Ben Rotenberg earns his living training thousands of employees in AI, which is precisely why it is worth listening when he says AI is not the most important skill for the future. In a widely discussed post, he introduces a concept worth internalizing: "cognitive debt," and explains why the invisible skills are what will determine who survives in tomorrow's job market.

Why AI Skills Will Not Be the Differentiator

Rotenberg argues that sooner or later everyone will have access to the same tools. Those who fail to acquire basic AI skills will simply exit the job market, but that will be a small minority. When everyone uses the same tools, the differentiator will not be the technology but the mind operating it. Technology will be the entry condition, not the competitive advantage.

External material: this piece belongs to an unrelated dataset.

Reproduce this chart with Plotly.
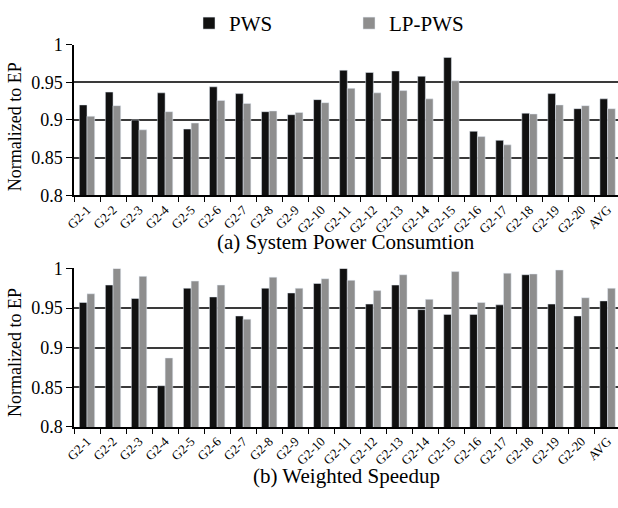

The Invisible Skills That Are Becoming Scarce

Rotenberg identifies three categories of skills that AI is quietly eroding without most people noticing. The first is the ability to think clearly and make quality decisions. The second is the professional taste to recognize what a good output actually looks like, knowledge that cannot be acquired without accumulated experience. The third is deep understanding of organizational and professional complexity, soft knowledge that no one has yet found a way to feed into a model.

What Is Cognitive Debt and Why Is It Dangerous

When you delegate every writing, thinking, and decision process to AI, you lose more than time: you lose capability. Rotenberg argues that people who let AI think for them accumulate an enormous cognitive debt that surfaces when they face a genuinely complex problem with no ready-made answer. The debt is not felt in the short term, which is exactly what makes it dangerous.

Already today, Rotenberg notes, it is easy to spot the people whose ideas all come from a mediocre prompt. This is not invisible to experienced managers and senior colleagues.

No "Great Replacement": A Rebalancing

Rotenberg rejects the "AI will replace workers" narrative and offers a different frame: rebalancing. The shift underway is forcing people to rediscover the value of independent thinking, critical judgment, and deep knowledge, precisely the things that cannot be generated at the press of a button. Those who already hold these capabilities will find they are worth more than they realized.